How the Gilet Went from Hunting Field to Urban Uniform
The gilet originated as a sleeveless vest for sportsmen needing core warmth without sleeve restriction. In the British hunting field it allowed shooters free arm movement during cold waits. The word comes from the French for waistcoat, though the modern gilet is worn as an outer layer.
The quilted gilet's commercial breakthrough came through outdoor brands. Barbour's Liddesdale and Patagonia's Nano Puff vest, which became a Silicon Valley uniform, demonstrated lightweight insulation could appeal far beyond the shooting set (https://www.barbour.com).
The gilet's urban migration created a cultural phenomenon.

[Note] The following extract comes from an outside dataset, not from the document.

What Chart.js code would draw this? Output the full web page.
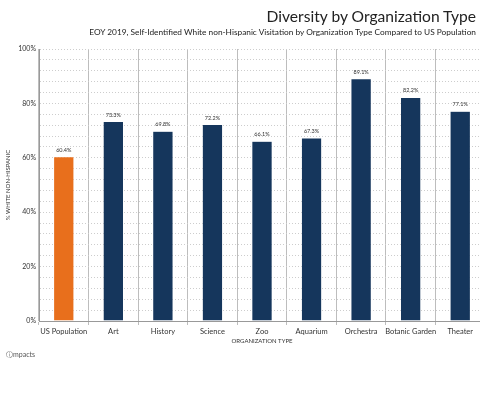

On Wall Street, the Patagonia vest embroidered with a firm's logo became so ubiquitous it spawned the satirical 'Midtown Uniform' Instagram account. In Silicon Valley it signalled startup belonging.
Luxury fashion adopted it with characteristic elevation. Moncler, Cucinelli, and Loro Piana produce down-filled or cashmere-padded gilets at many times the outdoor counterparts' prices. The distinction lies in 800-plus fill power, cashmere shells, and suede trims.
Styling range is broader than critics acknowledge. Over a flannel shirt under a waxed jacket for country pursuits. Over a rollneck with tailored trousers for casual Fridays. Over a T-shirt with jeans for transitional evenings. It is a layering tool, not standalone outerwear.
Fit is paramount. Snug through the torso, hem at the hip bone. Horizontal quilting adds visual width; diamond quilting is more slimming. Shoulder seams should sit at the edge. An oversized gilet looks sloppy; undersized restricts movement.
The gilet illustrates how function migrates across contexts. For the man building a practical wardrobe, a quality quilted gilet in navy, olive, or charcoal is a layering essential earning its place through sheer versatility from October through April.